Las vidas de los otros. El origen de su renuncia, de sus cadenas. Las vidas de todos ellos, que habitan sus pequeñas casas junto a las carreteras, aisladas en el campo, atiborradas unas encima de otras en las interminables urbes, a los pies de las vías del tren… Abarcando el territorio entero. Gente tras gente, tras gente. Todos esparciéndose, apoderándose a su vez de las vidas de otros para extraerles el néctar como a nenúfares dispensables. Se abandonan unos a otros, como cachorros salvajes que se crían al aire libre y ahí mismo mueren, ajenos a cualquier mirada compasiva.
Las vidas de los otros, los que habitan estas chozas que va dejando atrás el coche que le conduce entre las palmeras, y cuyas vidas quizás cambió, quizás no. Talvez alguno de sus proyectos, de sus leyes, de sus acuerdos, de sus permisos les consiguió el techo, o el colegio, o la clínica médica… o quizás no. Era interminable el trabajo por hacer. Nunca acabará. Nunca acabará porque nos cortamos las alas los unos a los otros con tal de que nadie nos vuele por encima.

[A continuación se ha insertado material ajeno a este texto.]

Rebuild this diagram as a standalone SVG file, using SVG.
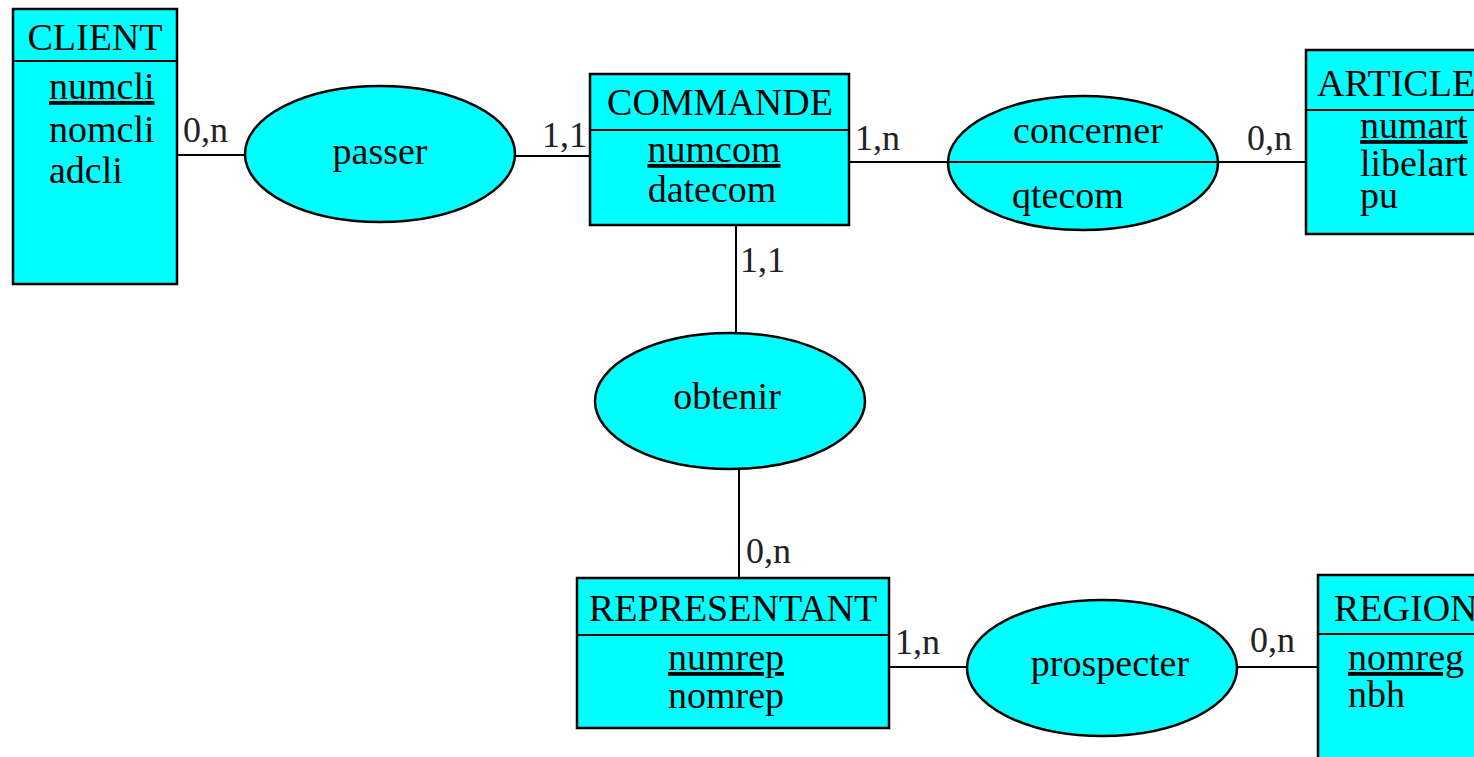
<svg xmlns="http://www.w3.org/2000/svg" width="1474" height="757" viewBox="0 0 1474 757">
<style>
.box{fill:#00ffff;stroke:#000;stroke-width:2.5}
.ell{fill:#00ffff;stroke:#000;stroke-width:2.5}
.ln{stroke:#000;stroke-width:2;fill:none}
text{font-family:"Liberation Serif","Times New Roman",serif;font-size:38px;fill:#000}
.c{text-anchor:middle}
.card{font-family:"Liberation Serif",serif;font-size:36px;fill:#222}
.u{text-decoration:underline}
</style>
<rect width="1474" height="757" fill="#fff"/>
<g id="connectors">
<line class="ln" x1="177" y1="155" x2="246" y2="155"/>
<line class="ln" x1="515" y1="156" x2="590" y2="156"/>
<line class="ln" x1="849" y1="162" x2="1306" y2="162"/>
<line class="ln" x1="736" y1="225" x2="736" y2="334"/>
<line class="ln" x1="739" y1="469" x2="739" y2="578"/>
<line class="ln" x1="889" y1="667" x2="1318" y2="667"/>
<text class="card" x="183" y="142">0,n</text>
<text class="card" x="542" y="147">1,1</text>
<text class="card" x="855" y="150">1,n</text>
<text class="card" x="1247" y="150">0,n</text>
<text class="card" x="740" y="272">1,1</text>
<text class="card" x="746" y="563">0,n</text>
<text class="card" x="895" y="654">1,n</text>
<text class="card" x="1250" y="652">0,n</text>
</g>
<g id="CLIENT">
<rect class="box" x="13" y="9" width="164" height="275"/>
<line class="ln" x1="13" y1="61" x2="177" y2="61" stroke-width="2.5"/>
<text class="c" x="95" y="50">CLIENT</text>
<text class="u" x="49" y="99">numcli</text>
<text x="49" y="142">nomcli</text>
<text x="49" y="183">adcli</text>
</g>
<g id="passer">
<ellipse class="ell" cx="380" cy="154" rx="135" ry="68"/>
<text class="c" x="380" y="164">passer</text>
</g>
<g id="COMMANDE">
<rect class="box" x="590" y="74" width="259" height="151"/>
<line class="ln" x1="590" y1="130" x2="849" y2="130" stroke-width="2.5"/>
<text class="c" x="720" y="115">COMMANDE</text>
<text class="c u" x="714" y="162">numcom</text>
<text class="c" x="712" y="202">datecom</text>
</g>
<g id="concerner">
<ellipse class="ell" cx="1083" cy="163" rx="135" ry="67"/>
<line class="ln" x1="948" y1="162" x2="1218" y2="162"/>
<text class="c" x="1088" y="143">concerner</text>
<text class="c" x="1068" y="208">qtecom</text>
</g>
<g id="ARTICLE">
<rect class="box" x="1306" y="50" width="180" height="184"/>
<line class="ln" x1="1306" y1="110" x2="1486" y2="110" stroke-width="2.5"/>
<text x="1317" y="96">ARTICLE</text>
<text class="u" x="1360" y="138">numart</text>
<text x="1360" y="176">libelart</text>
<text x="1360" y="208">pu</text>
</g>
<g id="obtenir">
<ellipse class="ell" cx="730" cy="401" rx="135" ry="68"/>
<text class="c" x="727" y="409">obtenir</text>
</g>
<g id="REPRESENTANT">
<rect class="box" x="577" y="578" width="312" height="150"/>
<line class="ln" x1="577" y1="635" x2="889" y2="635" stroke-width="2.5"/>
<text class="c" x="733" y="621">REPRESENTANT</text>
<text class="c u" x="726" y="670">numrep</text>
<text class="c" x="726" y="708">nomrep</text>
</g>
<g id="prospecter">
<ellipse class="ell" cx="1102" cy="668" rx="135" ry="68"/>
<text class="c" x="1110" y="676">prospecter</text>
</g>
<g id="REGION">
<rect class="box" x="1318" y="575" width="170" height="200"/>
<line class="ln" x1="1318" y1="634" x2="1488" y2="634" stroke-width="2.5"/>
<text x="1334" y="621">REGION</text>
<text class="u" x="1348" y="670">nomreg</text>
<text x="1348" y="707">nbh</text>
</g>
</svg>
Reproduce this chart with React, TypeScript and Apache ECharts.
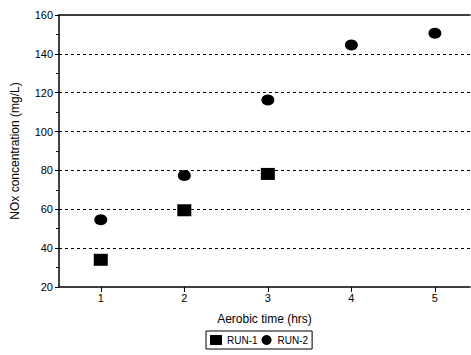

Ella consiguió darle sentido a todo esto, a las vidas de los otros. Ella lo entendía… la rueda del dharma[80], la participación divina, los tiempos cíclicos del alma, la mancuerna espiritual que les ataba… Él no. No lo entendió hasta ese momento, en el coche cuando las chozas y las casas se quedaban, y a él le nacían las ganas de odiarlas.
Se había permitido perderla. ¿Para qué? ¿Por esa absurda idea del cumplimiento de un destino totalmente indemostrable que marcaron los dioses y los ancestros? ¿Por un país que le había arrancado todo hasta dejarle el alma en harapos? ¿Por la enorme vanidad del héroe que acaba envenenado de sus sueños?
El coche avanzaba por este territorio extraño de horas y horas de árboles de coco. Los mares no son solo de agua. Las olas no son solo de espuma. Eso pensó. Recordó ese poema de Sabines que ella alguna vez le leyó, con esa frase sobre que el mar se mide por olas, y nosotros por lágrimas. Y para él, el mundo entero se medía por las olas de su cuerpo: las chozas, el viento, las hojas de las palmeras, su mano aferrada al libro, el tiempo. Todo. La medida de él no estaba en sus lágrimas, sino en la curvatura de aquellas eternas olas.